Since people are tearing apart the answer that assumes you aren't an idiot, here is one that assumes you are.
You should have checked when customObject
was created, because that is the point at which you would have know why you got a null. If you didn't check then, your best bet now is to let your code throw the exception. If there is still something you can do that makes perfect sense without having the object you clearly need, you can fix that up in the catch of the exception, but there probably isn't.
All of the mechanisms that ignore the significance of an unexpected null are just passing along the failure to have paid attention earlier, including habitual overuse of the proposed null-propagation operator, and all habits of checking objects before use. They are seeking an efficient response to a catastrophe that minimizes attention paid to it.

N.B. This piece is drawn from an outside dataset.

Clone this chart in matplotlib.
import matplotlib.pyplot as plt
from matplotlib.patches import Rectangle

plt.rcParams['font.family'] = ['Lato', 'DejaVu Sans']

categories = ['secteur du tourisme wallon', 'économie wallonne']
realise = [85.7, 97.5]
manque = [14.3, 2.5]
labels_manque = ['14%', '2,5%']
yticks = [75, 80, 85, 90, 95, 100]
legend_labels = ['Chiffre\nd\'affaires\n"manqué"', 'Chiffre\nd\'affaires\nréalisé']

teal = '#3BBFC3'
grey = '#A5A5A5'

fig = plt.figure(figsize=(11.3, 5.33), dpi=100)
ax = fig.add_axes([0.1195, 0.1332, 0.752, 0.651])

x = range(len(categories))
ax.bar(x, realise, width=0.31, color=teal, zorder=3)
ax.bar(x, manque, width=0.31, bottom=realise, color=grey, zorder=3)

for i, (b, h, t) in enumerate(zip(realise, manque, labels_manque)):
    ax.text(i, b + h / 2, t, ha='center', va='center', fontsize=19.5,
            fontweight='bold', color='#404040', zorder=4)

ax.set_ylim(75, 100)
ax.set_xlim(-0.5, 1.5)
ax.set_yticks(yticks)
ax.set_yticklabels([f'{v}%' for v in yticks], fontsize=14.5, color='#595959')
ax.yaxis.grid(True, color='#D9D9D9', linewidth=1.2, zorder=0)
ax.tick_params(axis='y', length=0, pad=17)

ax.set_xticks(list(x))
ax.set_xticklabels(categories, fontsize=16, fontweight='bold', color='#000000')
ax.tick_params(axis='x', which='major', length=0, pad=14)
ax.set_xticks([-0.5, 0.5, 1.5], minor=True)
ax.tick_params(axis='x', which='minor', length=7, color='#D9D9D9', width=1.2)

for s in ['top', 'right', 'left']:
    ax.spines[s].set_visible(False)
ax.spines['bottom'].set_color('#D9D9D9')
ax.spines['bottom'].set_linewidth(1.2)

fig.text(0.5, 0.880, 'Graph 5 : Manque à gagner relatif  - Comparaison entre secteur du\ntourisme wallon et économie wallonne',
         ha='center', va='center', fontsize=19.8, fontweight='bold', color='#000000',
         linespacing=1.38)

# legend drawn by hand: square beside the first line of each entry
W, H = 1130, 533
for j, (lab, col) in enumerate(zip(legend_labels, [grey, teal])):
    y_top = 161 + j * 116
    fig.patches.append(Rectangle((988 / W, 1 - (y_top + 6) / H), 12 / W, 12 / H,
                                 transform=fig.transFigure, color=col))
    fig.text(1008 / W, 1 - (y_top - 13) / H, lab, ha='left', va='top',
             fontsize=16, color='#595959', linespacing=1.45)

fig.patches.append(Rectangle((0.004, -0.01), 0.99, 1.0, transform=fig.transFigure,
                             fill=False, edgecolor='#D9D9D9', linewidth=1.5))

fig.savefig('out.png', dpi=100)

If you are signalling important information with the nullness of an object, that is probably a bad design choice, and you should have converted the null into more usable information when it was introduced.
Testing for the unexpected nullness of an object right before it is used, rather than right after it is produced cannot really help anyone. It is a code-smell that indicates you have misplaced responsibility, probably in one of these ways:
- You are unwilling to challenge people who make awkward design decisions without adequate explanation
- You do not feel you have control over something you have incorporated but are too lazy to wrap it
- You don't believe nulls should exist, and you are trying to ignore them, so you haven't thought through any policy on them.

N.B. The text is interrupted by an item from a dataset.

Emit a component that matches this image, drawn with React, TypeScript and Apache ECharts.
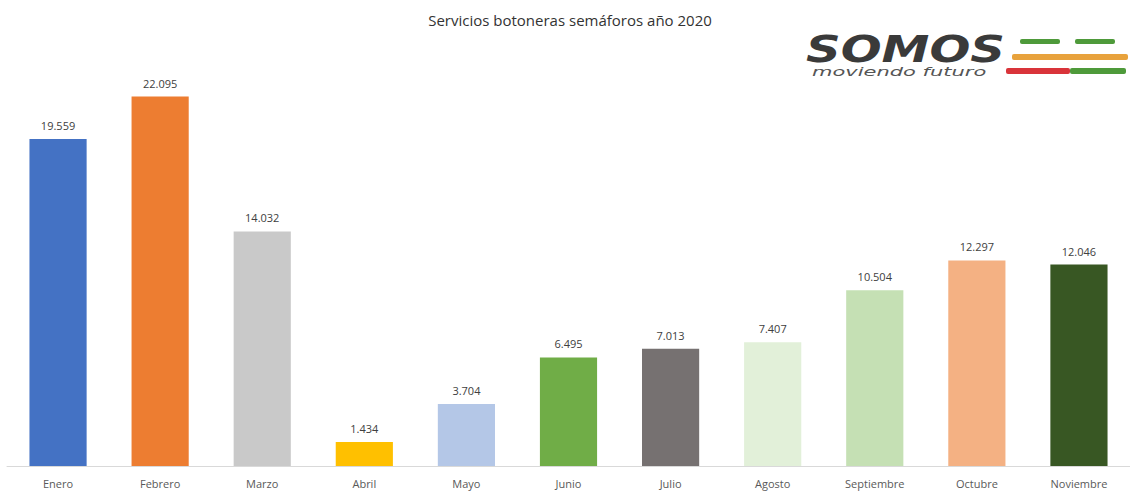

The policy you indicate, of eating the null and continuing execution without analyzing it, is a bad one. If you intend to keep it, that is my other answer. You should instead do something reasonable.
In a lot of workplaces, putting an empty catch block anywhere is a clear documentation of future work. So it is doing something. But leaving it there is never an option that should stand in good code. Such a block would more reasonably convert the exception into a response that creates future work to fix the source of the error, even if the code-block implements a workaround that addresses the problem in a more local way.